The authors present the care provided to a 40-year-old man, a smoker, with a nonrelevant past history, experiencing chronic irritative cough and bloody sputum since one month before consultation. During the medical examination, stridor was noticed. Flexible bronchoscopy was performed and found an exophytic lesion in the upper trachea. Biopsy demonstrated an adenoid cystic carcinoma.

The treatment plan was discussed in a multidisciplinary meeting, and the patient was referred for surgical resection of the lesion. The patient refused to receive general anesthesia, so together with the anesthetist and after contraindications were ruled out, the nonintubated approach was considered.

Traditionally, tracheal resection and reconstruction surgery requires a total control of the airway, with the implementation of methods such as cross-field ventilation, nasotracheal intubation and jet ventilation, among others, with a full cooperation and coordination with the anesthesia team.
Despite this, after Macchiarini and colleagues’ experience in 2010 (1), more series of cases have been reported demonstrating the feasibility of this procedure under spontaneous ventilation in fully awake or sedated patients. Recently, the topic gained new interest after other authors published new series and evidence, extending the approach even to carinal resections (2, 3).
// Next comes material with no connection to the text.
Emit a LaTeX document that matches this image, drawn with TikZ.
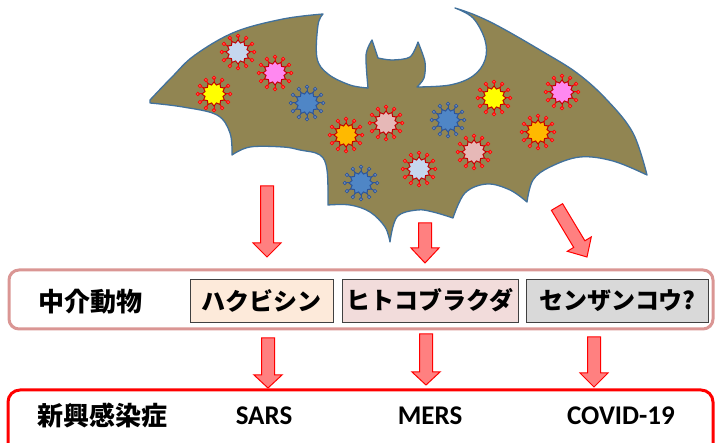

The nonintubated strategy for tracheal resections stands on the avoidance of general anesthesia and its possible complications; the faster recovery and potentially fewer complications avoiding the use of opioid and muscle relaxant drugs; faster end-to-end anastomosis procedure, decreasing the tracheal edema; and the better assessment of the tracheal range of moving during spontaneous breathing potentially achieving a better anatomical reconstruction, among others.

The surgery was uneventful. Surgical and anesthetic details are described in the video. The margins of the surgical piece were free of disease. The patient was discharged on postoperative day three, and one month follow-up showed no complications.
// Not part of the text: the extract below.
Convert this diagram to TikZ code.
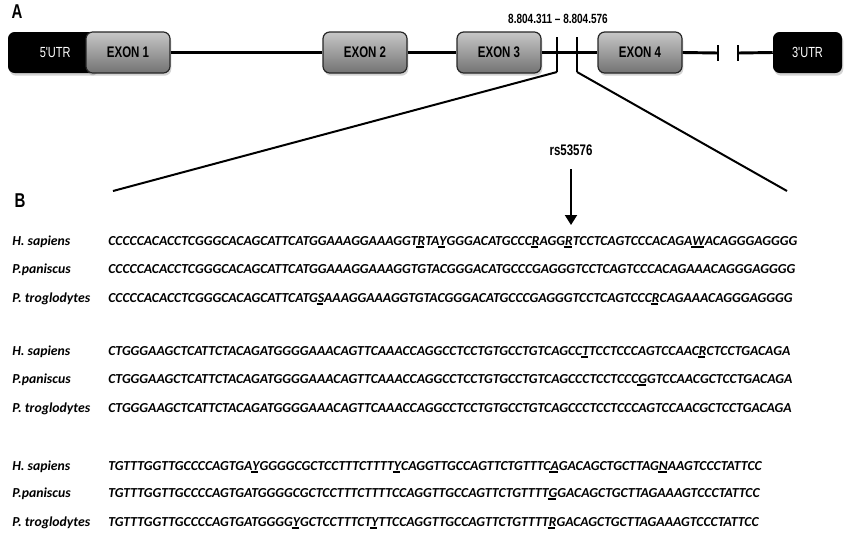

More evidence is needed in order to assess the outcomes, benefits, limitations, and possible advantages over the traditional technique.


  1. Loizzi D, Sollitto F, De Palma A, Pagliarulo V, Di Giglio I, Loizzi M. Tracheal resection with patient under local anesthesia and conscious sedation. Ann Thorac Surg. 2013 Mar;95(3):e63-e65.
  2. Liu J, Li S, Shen J, et al. Non-intubated resection and reconstruction of trachea for the treatment of a mass in the upper trachea. J Thorac Dis. 2016 Mar;8(3):594-599.
  3. Li S, Liu J, He J, et al. Video-assisted transthoracic surgery resection of a tracheal mass and reconstruction of trachea under non-intubated anesthesia with spontaneous breathing. J Thorac Dis. 2016 Mar;8(3):575-585.